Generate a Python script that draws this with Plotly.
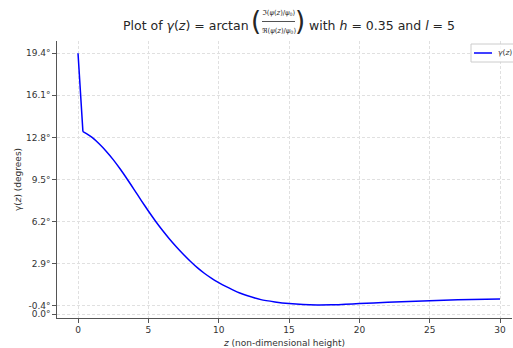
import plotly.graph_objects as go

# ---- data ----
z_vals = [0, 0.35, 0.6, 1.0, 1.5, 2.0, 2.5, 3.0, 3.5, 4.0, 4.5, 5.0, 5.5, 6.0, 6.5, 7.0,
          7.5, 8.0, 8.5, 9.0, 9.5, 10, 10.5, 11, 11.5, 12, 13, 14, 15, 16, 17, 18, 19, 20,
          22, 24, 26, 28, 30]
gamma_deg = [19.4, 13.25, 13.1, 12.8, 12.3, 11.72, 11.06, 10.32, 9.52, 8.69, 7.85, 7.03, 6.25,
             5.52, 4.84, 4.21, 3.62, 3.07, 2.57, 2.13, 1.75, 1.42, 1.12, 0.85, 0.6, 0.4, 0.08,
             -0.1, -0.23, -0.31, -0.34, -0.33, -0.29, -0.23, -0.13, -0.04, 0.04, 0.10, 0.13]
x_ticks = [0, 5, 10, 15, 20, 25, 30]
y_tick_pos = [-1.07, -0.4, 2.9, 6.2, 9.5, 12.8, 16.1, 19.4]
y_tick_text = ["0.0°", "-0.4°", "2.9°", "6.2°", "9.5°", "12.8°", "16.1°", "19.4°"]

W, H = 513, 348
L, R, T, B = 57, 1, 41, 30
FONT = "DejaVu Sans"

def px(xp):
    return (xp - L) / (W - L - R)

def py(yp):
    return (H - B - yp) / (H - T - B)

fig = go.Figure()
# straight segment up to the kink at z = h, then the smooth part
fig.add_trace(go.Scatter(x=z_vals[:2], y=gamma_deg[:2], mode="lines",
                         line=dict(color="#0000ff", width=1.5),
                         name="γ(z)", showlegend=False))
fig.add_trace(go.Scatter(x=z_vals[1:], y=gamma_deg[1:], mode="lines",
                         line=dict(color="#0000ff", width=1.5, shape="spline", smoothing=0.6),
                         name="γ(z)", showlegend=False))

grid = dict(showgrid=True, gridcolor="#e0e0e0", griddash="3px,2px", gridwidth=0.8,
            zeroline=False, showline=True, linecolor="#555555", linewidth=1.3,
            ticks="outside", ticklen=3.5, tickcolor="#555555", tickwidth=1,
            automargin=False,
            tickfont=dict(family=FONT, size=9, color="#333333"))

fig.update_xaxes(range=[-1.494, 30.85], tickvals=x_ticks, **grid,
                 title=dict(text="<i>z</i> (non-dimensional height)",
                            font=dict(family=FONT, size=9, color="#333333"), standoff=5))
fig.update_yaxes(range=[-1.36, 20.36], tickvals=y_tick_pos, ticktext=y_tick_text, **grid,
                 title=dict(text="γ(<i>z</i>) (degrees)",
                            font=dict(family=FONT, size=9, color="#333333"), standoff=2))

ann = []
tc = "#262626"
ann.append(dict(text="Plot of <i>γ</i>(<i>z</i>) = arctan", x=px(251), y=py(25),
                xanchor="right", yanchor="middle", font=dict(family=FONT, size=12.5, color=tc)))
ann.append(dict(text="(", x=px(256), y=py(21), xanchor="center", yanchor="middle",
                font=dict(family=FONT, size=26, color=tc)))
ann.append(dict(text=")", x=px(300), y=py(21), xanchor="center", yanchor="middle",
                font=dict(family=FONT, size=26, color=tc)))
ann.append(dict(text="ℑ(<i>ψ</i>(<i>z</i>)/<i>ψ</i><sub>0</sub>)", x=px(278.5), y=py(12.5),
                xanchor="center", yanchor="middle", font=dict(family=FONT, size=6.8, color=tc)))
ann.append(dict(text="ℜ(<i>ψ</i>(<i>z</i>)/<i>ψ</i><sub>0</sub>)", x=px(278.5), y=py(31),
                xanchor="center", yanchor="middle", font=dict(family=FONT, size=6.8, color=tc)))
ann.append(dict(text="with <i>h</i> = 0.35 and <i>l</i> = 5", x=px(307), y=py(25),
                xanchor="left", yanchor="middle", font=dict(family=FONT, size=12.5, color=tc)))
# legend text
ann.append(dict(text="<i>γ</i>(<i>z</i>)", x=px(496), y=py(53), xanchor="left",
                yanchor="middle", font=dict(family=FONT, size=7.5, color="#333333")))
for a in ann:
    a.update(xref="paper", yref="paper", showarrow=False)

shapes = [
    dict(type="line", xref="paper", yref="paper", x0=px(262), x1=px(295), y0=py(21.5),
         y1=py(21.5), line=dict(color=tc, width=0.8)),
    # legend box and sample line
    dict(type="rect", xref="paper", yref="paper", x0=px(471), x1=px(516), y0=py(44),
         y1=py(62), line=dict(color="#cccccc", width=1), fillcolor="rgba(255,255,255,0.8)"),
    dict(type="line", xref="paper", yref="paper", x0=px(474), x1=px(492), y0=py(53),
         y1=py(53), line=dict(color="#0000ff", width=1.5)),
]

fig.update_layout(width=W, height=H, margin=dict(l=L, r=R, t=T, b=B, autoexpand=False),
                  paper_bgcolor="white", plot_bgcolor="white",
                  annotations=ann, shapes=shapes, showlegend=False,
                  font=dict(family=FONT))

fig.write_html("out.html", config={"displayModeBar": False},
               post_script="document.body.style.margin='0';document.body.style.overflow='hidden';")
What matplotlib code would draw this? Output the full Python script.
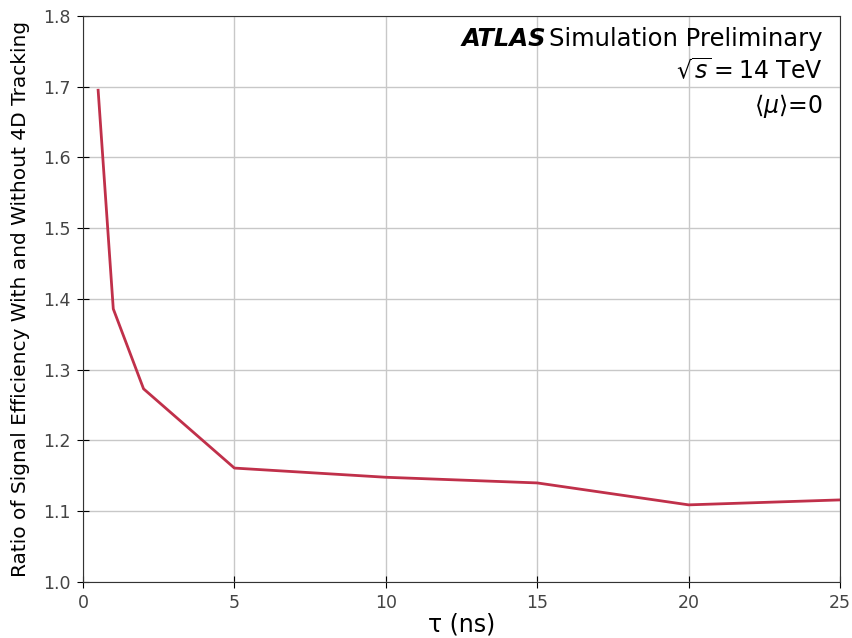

--*--

- **Given task**
Repeat every record above exactly, but leave out any pictures.

- **Correct response**
Generate a Python script that draws this with Plotly.
import plotly.graph_objects as go

# ---- data ----
z_vals = [0, 0.35, 0.6, 1.0, 1.5, 2.0, 2.5, 3.0, 3.5, 4.0, 4.5, 5.0, 5.5, 6.0, 6.5, 7.0,
          7.5, 8.0, 8.5, 9.0, 9.5, 10, 10.5, 11, 11.5, 12, 13, 14, 15, 16, 17, 18, 19, 20,
          22, 24, 26, 28, 30]
gamma_deg = [19.4, 13.25, 13.1, 12.8, 12.3, 11.72, 11.06, 10.32, 9.52, 8.69, 7.85, 7.03, 6.25,
             5.52, 4.84, 4.21, 3.62, 3.07, 2.57, 2.13, 1.75, 1.42, 1.12, 0.85, 0.6, 0.4, 0.08,
             -0.1, -0.23, -0.31, -0.34, -0.33, -0.29, -0.23, -0.13, -0.04, 0.04, 0.10, 0.13]
x_ticks = [0, 5, 10, 15, 20, 25, 30]
y_tick_pos = [-1.07, -0.4, 2.9, 6.2, 9.5, 12.8, 16.1, 19.4]
y_tick_text = ["0.0°", "-0.4°", "2.9°", "6.2°", "9.5°", "12.8°", "16.1°", "19.4°"]

W, H = 513, 348
L, R, T, B = 57, 1, 41, 30
FONT = "DejaVu Sans"

def px(xp):
    return (xp - L) / (W - L - R)

def py(yp):
    return (H - B - yp) / (H - T - B)

fig = go.Figure()
# straight segment up to the kink at z = h, then the smooth part
fig.add_trace(go.Scatter(x=z_vals[:2], y=gamma_deg[:2], mode="lines",
                         line=dict(color="#0000ff", width=1.5),
                         name="γ(z)", showlegend=False))
fig.add_trace(go.Scatter(x=z_vals[1:], y=gamma_deg[1:], mode="lines",
                         line=dict(color="#0000ff", width=1.5, shape="spline", smoothing=0.6),
                         name="γ(z)", showlegend=False))

grid = dict(showgrid=True, gridcolor="#e0e0e0", griddash="3px,2px", gridwidth=0.8,
            zeroline=False, showline=True, linecolor="#555555", linewidth=1.3,
            ticks="outside", ticklen=3.5, tickcolor="#555555", tickwidth=1,
            automargin=False,
            tickfont=dict(family=FONT, size=9, color="#333333"))

fig.update_xaxes(range=[-1.494, 30.85], tickvals=x_ticks, **grid,
                 title=dict(text="<i>z</i> (non-dimensional height)",
                            font=dict(family=FONT, size=9, color="#333333"), standoff=5))
fig.update_yaxes(range=[-1.36, 20.36], tickvals=y_tick_pos, ticktext=y_tick_text, **grid,
                 title=dict(text="γ(<i>z</i>) (degrees)",
                            font=dict(family=FONT, size=9, color="#333333"), standoff=2))

ann = []
tc = "#262626"
ann.append(dict(text="Plot of <i>γ</i>(<i>z</i>) = arctan", x=px(251), y=py(25),
                xanchor="right", yanchor="middle", font=dict(family=FONT, size=12.5, color=tc)))
ann.append(dict(text="(", x=px(256), y=py(21), xanchor="center", yanchor="middle",
                font=dict(family=FONT, size=26, color=tc)))
ann.append(dict(text=")", x=px(300), y=py(21), xanchor="center", yanchor="middle",
                font=dict(family=FONT, size=26, color=tc)))
ann.append(dict(text="ℑ(<i>ψ</i>(<i>z</i>)/<i>ψ</i><sub>0</sub>)", x=px(278.5), y=py(12.5),
                xanchor="center", yanchor="middle", font=dict(family=FONT, size=6.8, color=tc)))
ann.append(dict(text="ℜ(<i>ψ</i>(<i>z</i>)/<i>ψ</i><sub>0</sub>)", x=px(278.5), y=py(31),
                xanchor="center", yanchor="middle", font=dict(family=FONT, size=6.8, color=tc)))
ann.append(dict(text="with <i>h</i> = 0.35 and <i>l</i> = 5", x=px(307), y=py(25),
                xanchor="left", yanchor="middle", font=dict(family=FONT, size=12.5, color=tc)))
# legend text
ann.append(dict(text="<i>γ</i>(<i>z</i>)", x=px(496), y=py(53), xanchor="left",
                yanchor="middle", font=dict(family=FONT, size=7.5, color="#333333")))
for a in ann:
    a.update(xref="paper", yref="paper", showarrow=False)

shapes = [
    dict(type="line", xref="paper", yref="paper", x0=px(262), x1=px(295), y0=py(21.5),
         y1=py(21.5), line=dict(color=tc, width=0.8)),
    # legend box and sample line
    dict(type="rect", xref="paper", yref="paper", x0=px(471), x1=px(516), y0=py(44),
         y1=py(62), line=dict(color="#cccccc", width=1), fillcolor="rgba(255,255,255,0.8)"),
    dict(type="line", xref="paper", yref="paper", x0=px(474), x1=px(492), y0=py(53),
         y1=py(53), line=dict(color="#0000ff", width=1.5)),
]

fig.update_layout(width=W, height=H, margin=dict(l=L, r=R, t=T, b=B, autoexpand=False),
                  paper_bgcolor="white", plot_bgcolor="white",
                  annotations=ann, shapes=shapes, showlegend=False,
                  font=dict(family=FONT))

fig.write_html("out.html", config={"displayModeBar": False},
               post_script="document.body.style.margin='0';document.body.style.overflow='hidden';")
What matplotlib code would draw this? Output the full Python script.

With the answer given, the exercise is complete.